To avoid this problem, our recommendation is that you create a new, custom configuration file containing any parameters where you would like to override the default value (whether those variables are defined in the vars/storm.yml file or the config.yml file), then pass that custom configuration file into the playbook at runtime using the config_file
extra variable. For example, if you wanted to deploy a set of t2.small
machines and increase the data volume size for the Kafka instances running in those VMs to 100GB, then you might setup a custom configuration file that looks something like the following:
$ cat config-aws-custom.yml
---
# cloud type and VM tags
cloud: aws
tenant: datanexus
project: demo
domain: production
dataflow: pipeline
cluster: a
# network configuration used when creating VMs
cidr_block: '10.10.0.0/16'
internal_subnet: '10.10.1.0/24'
external_subnet: '10.10.2.0/24'
# username used to access the system via SSH
user: 'centos'
# node type and image ID to deploy; note that the image ID is optional for AWS
# deployments but mandatory for OSP deployments; if left undefined in an AWS
# deployment then then the playbook will search for an appropriate image to use
type: 't2.small'
image: 'ami-f4533694'
# the default region to search (the us-west-2 EC2 region)
region: us-west-2
# the default data and root volume sizes
root_volume: 11
data_volume: 40
# custom Storm configuration parameters (sets the max heap size for the
# various processes so that they can be started in a `t2.small` node)

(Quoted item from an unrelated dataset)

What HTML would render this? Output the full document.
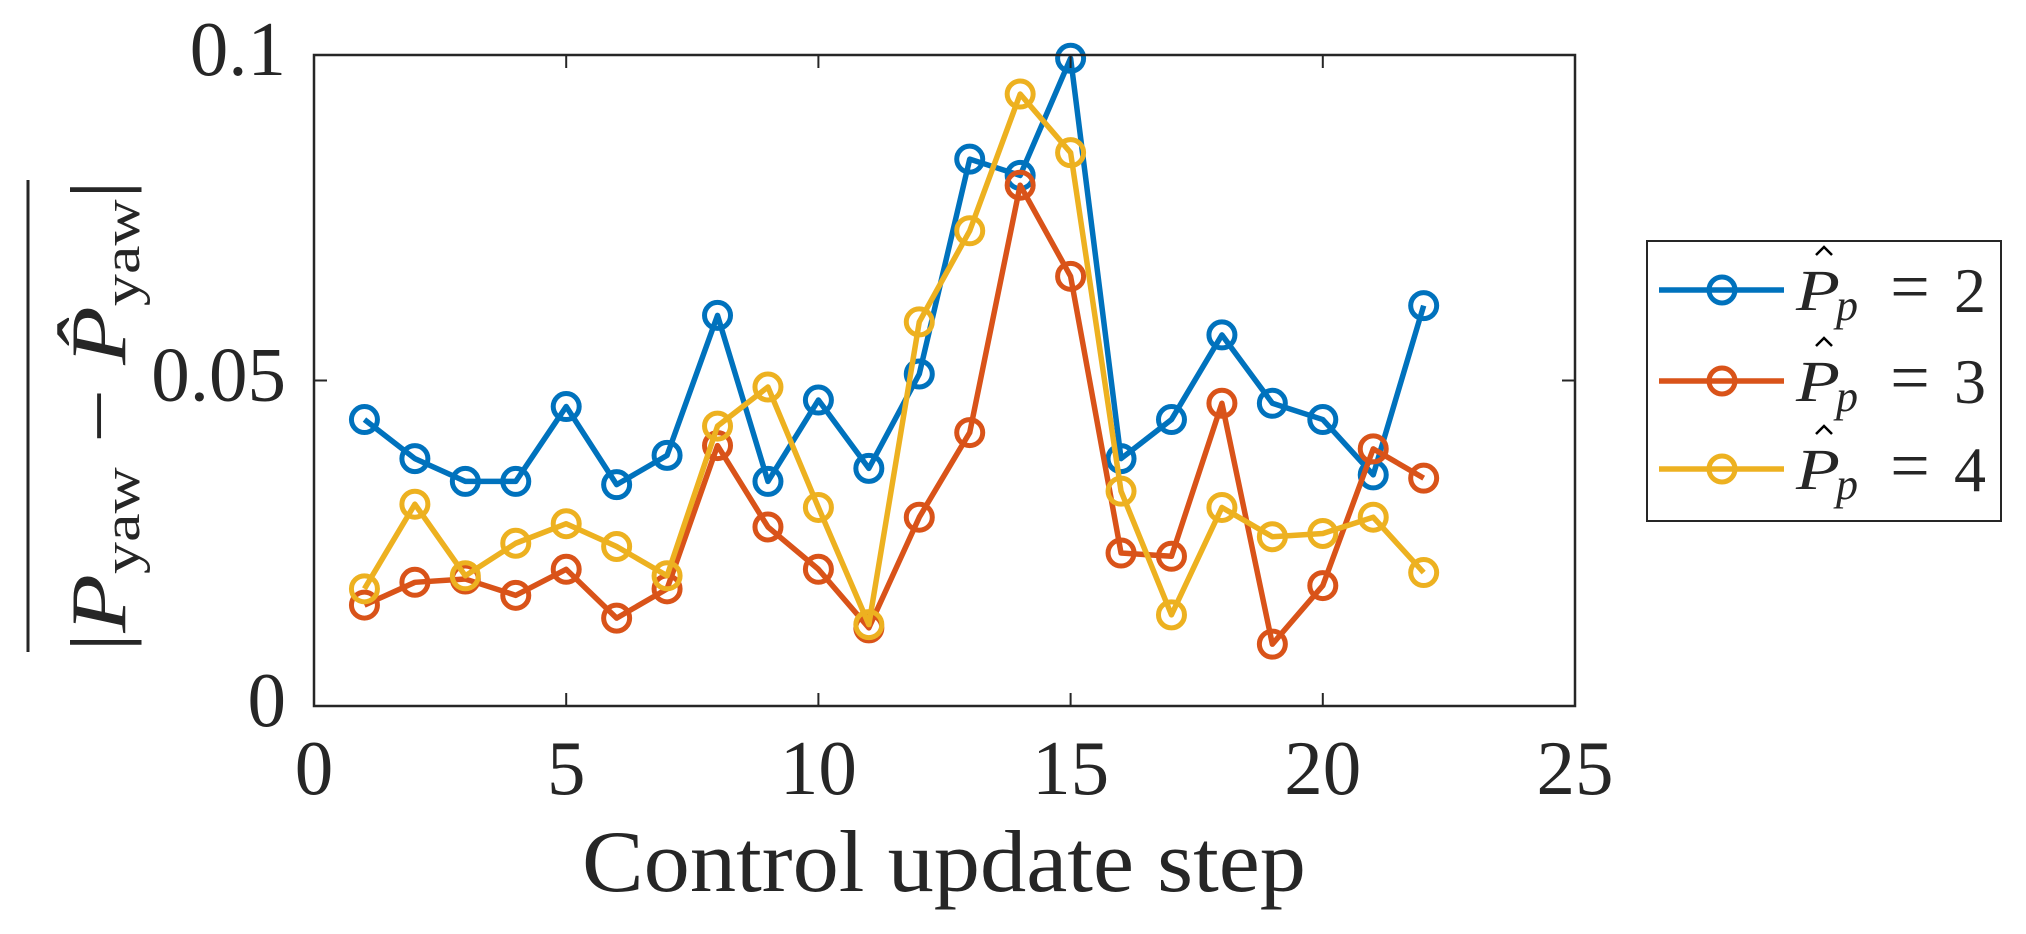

nimbus_childopts: "-Xmx768m"
ui_childopts: "-Xmx512m"
worker_childopts: "-Xmx512m"
Note that we have redefined the parameters that are defined in the default configuration file (the config.yml file) here, since we will be replacing the default configuration file with the custom configuration file shown above. Also note that in this custom configuration file we have:
- specified the image ID to use for this deployment when creating images; if this image ID is not specified (for an AWS deployment) then the playbook will search for a suitable image to use, by specifying it here we save some time during our deployment
- increased the data volume size of the Kafka instances we're deploying from the value of 40GB that is defined in the config.yml file to a new value of 100GB
- overridden a few of the parameters from the vars/storm.yml file that are related to the maximum heap sizes for the JVM instances that will be used to run Storm so that those JVM instances can be started on a
t2.small
instance
Once we've constructed our custom configuration file, we could then use that file to deploy a cluster by simply passing that configuration file into our playbook via the config_file
variable (using either a full or relative path to that file):
$ AWS_PROFILE=datanexus_west ./provision-storm.yml -e "{ \
config_file: config-aws-custom.yml \
}"
Any of the variables that are set in the vars/storm.yml and config.yml files in this repository can be overridden in this manner. Just keep in mind that any variables defined in the default configuration file (the config.yml file) must always be redefined in any custom configuration file that you create (unless, of course, you don't need those variables for the deployment that you are performing).